Given request: Set down the listing below verbatim, but only from its first line through the line containing "const rows = binIndex.map((b, i)".

Records with drawing code
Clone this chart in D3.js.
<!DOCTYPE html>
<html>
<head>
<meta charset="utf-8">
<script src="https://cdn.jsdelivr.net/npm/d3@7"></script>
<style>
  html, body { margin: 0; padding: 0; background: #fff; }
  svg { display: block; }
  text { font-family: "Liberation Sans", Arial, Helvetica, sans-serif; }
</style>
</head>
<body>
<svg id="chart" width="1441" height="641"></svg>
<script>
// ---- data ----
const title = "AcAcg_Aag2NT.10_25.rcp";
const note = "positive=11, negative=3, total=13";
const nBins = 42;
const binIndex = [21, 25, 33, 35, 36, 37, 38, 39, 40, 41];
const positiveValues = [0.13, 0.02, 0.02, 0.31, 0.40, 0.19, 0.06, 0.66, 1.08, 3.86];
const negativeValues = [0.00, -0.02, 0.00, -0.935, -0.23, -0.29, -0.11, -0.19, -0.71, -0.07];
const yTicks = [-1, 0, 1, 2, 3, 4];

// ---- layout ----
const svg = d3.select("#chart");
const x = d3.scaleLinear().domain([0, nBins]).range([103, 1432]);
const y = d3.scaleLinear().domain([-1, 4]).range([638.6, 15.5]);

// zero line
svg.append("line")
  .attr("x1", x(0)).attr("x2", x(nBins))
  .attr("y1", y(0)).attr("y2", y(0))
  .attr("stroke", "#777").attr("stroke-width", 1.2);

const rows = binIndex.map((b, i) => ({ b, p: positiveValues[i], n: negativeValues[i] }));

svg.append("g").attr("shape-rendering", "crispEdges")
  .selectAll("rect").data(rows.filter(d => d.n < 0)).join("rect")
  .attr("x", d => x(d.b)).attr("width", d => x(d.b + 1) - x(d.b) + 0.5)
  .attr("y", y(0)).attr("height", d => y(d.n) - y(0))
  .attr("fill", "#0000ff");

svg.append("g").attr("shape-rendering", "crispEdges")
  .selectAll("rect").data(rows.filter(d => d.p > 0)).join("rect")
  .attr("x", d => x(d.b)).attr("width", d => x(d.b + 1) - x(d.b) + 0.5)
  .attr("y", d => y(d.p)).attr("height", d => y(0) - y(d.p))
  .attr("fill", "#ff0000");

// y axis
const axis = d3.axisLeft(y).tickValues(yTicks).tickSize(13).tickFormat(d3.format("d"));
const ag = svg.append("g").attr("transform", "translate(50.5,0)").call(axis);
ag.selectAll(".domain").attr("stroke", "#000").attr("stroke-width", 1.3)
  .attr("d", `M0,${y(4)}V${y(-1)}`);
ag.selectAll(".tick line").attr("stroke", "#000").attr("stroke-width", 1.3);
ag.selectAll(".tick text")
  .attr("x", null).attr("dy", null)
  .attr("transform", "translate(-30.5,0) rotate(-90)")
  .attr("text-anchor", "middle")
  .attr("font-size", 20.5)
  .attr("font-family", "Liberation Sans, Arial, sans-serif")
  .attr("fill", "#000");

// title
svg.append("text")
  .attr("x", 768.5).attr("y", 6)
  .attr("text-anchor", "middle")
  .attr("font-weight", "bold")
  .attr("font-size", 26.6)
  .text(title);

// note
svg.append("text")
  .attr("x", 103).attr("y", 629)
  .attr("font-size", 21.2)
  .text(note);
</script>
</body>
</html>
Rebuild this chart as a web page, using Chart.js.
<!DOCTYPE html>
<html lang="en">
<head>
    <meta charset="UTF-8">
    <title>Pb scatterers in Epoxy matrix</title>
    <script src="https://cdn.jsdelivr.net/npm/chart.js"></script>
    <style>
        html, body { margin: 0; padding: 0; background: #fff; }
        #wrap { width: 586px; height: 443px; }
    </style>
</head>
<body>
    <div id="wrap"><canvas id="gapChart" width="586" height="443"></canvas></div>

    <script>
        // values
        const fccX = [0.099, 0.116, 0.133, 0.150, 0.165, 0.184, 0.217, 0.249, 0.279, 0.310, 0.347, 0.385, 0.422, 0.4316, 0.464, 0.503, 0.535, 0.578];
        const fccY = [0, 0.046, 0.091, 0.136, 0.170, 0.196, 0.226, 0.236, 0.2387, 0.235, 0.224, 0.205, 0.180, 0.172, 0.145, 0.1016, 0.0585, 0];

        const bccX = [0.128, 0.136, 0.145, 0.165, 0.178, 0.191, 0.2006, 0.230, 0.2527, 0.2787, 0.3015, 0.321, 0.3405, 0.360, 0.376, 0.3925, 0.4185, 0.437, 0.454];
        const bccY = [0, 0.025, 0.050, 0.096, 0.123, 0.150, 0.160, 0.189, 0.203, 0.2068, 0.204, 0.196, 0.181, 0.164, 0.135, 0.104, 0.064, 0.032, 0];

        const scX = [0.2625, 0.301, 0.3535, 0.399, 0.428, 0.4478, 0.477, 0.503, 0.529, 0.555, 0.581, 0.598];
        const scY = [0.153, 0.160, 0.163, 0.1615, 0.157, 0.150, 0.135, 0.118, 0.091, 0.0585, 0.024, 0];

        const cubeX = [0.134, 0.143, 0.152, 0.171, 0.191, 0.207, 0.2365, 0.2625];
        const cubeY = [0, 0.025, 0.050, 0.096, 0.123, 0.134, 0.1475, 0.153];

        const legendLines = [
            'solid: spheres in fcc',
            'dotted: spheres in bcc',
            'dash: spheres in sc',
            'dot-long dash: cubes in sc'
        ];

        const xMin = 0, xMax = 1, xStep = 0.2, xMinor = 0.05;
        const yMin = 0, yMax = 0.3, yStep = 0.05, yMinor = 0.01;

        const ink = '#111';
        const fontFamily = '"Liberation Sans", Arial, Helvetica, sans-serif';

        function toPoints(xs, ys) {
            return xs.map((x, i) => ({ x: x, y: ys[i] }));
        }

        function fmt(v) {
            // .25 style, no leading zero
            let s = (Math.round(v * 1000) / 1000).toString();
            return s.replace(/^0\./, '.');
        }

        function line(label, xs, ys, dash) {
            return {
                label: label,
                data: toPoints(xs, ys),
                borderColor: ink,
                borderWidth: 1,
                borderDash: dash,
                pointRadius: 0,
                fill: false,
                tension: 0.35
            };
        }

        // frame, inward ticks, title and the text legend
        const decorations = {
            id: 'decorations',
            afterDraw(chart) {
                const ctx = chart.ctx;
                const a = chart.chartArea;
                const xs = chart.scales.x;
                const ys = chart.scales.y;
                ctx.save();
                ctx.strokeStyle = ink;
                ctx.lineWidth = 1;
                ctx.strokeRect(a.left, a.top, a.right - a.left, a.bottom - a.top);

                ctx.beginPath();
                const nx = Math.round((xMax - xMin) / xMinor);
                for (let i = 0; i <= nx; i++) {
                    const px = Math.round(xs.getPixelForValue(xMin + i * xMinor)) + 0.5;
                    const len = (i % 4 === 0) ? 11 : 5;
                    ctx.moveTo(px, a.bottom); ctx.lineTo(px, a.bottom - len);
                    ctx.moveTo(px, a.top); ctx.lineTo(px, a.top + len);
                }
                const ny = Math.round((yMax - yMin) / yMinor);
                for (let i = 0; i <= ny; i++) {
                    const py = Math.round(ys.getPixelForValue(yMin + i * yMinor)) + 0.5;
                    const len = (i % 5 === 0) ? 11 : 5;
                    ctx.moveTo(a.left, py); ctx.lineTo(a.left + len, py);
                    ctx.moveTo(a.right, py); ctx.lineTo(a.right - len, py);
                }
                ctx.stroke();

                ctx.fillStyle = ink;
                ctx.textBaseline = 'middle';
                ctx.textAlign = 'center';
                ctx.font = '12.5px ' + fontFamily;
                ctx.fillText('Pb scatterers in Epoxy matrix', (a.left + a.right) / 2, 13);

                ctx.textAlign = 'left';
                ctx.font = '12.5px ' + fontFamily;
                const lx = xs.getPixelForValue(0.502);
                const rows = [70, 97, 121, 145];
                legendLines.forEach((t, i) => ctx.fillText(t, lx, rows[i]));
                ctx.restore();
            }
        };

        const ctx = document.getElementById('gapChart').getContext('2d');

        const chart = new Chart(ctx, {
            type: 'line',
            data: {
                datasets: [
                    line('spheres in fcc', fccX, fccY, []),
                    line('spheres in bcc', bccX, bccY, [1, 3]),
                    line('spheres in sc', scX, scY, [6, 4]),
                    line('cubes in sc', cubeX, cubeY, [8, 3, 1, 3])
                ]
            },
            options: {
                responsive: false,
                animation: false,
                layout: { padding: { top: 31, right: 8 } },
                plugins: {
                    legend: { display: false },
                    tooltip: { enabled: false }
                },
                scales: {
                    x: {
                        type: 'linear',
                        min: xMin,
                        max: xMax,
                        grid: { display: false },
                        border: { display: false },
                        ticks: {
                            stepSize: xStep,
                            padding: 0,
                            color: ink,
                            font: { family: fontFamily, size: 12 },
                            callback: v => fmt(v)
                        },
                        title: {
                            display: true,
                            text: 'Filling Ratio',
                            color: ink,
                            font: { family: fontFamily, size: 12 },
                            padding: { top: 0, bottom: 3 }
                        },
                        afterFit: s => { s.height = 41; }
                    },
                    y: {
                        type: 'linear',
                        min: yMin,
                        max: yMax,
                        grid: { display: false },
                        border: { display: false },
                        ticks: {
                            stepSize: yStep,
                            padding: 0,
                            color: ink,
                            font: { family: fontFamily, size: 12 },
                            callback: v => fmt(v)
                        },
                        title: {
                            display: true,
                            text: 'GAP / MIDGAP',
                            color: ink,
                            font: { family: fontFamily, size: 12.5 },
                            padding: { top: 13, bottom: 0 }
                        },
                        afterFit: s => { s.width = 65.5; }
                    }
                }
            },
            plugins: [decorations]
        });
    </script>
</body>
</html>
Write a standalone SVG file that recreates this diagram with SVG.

Result:
Clone this chart in D3.js.
<!DOCTYPE html>
<html>
<head>
<meta charset="utf-8">
<script src="https://cdn.jsdelivr.net/npm/d3@7"></script>
<style>
  html, body { margin: 0; padding: 0; background: #fff; }
  svg { display: block; }
  text { font-family: "Liberation Sans", Arial, Helvetica, sans-serif; }
</style>
</head>
<body>
<svg id="chart" width="1441" height="641"></svg>
<script>
// ---- data ----
const title = "AcAcg_Aag2NT.10_25.rcp";
const note = "positive=11, negative=3, total=13";
const nBins = 42;
const binIndex = [21, 25, 33, 35, 36, 37, 38, 39, 40, 41];
const positiveValues = [0.13, 0.02, 0.02, 0.31, 0.40, 0.19, 0.06, 0.66, 1.08, 3.86];
const negativeValues = [0.00, -0.02, 0.00, -0.935, -0.23, -0.29, -0.11, -0.19, -0.71, -0.07];
const yTicks = [-1, 0, 1, 2, 3, 4];

// ---- layout ----
const svg = d3.select("#chart");
const x = d3.scaleLinear().domain([0, nBins]).range([103, 1432]);
const y = d3.scaleLinear().domain([-1, 4]).range([638.6, 15.5]);

// zero line
svg.append("line")
  .attr("x1", x(0)).attr("x2", x(nBins))
  .attr("y1", y(0)).attr("y2", y(0))
  .attr("stroke", "#777").attr("stroke-width", 1.2);

const rows = binIndex.map((b, i) => ({ b, p: positiveValues[i], n: negativeValues[i] }));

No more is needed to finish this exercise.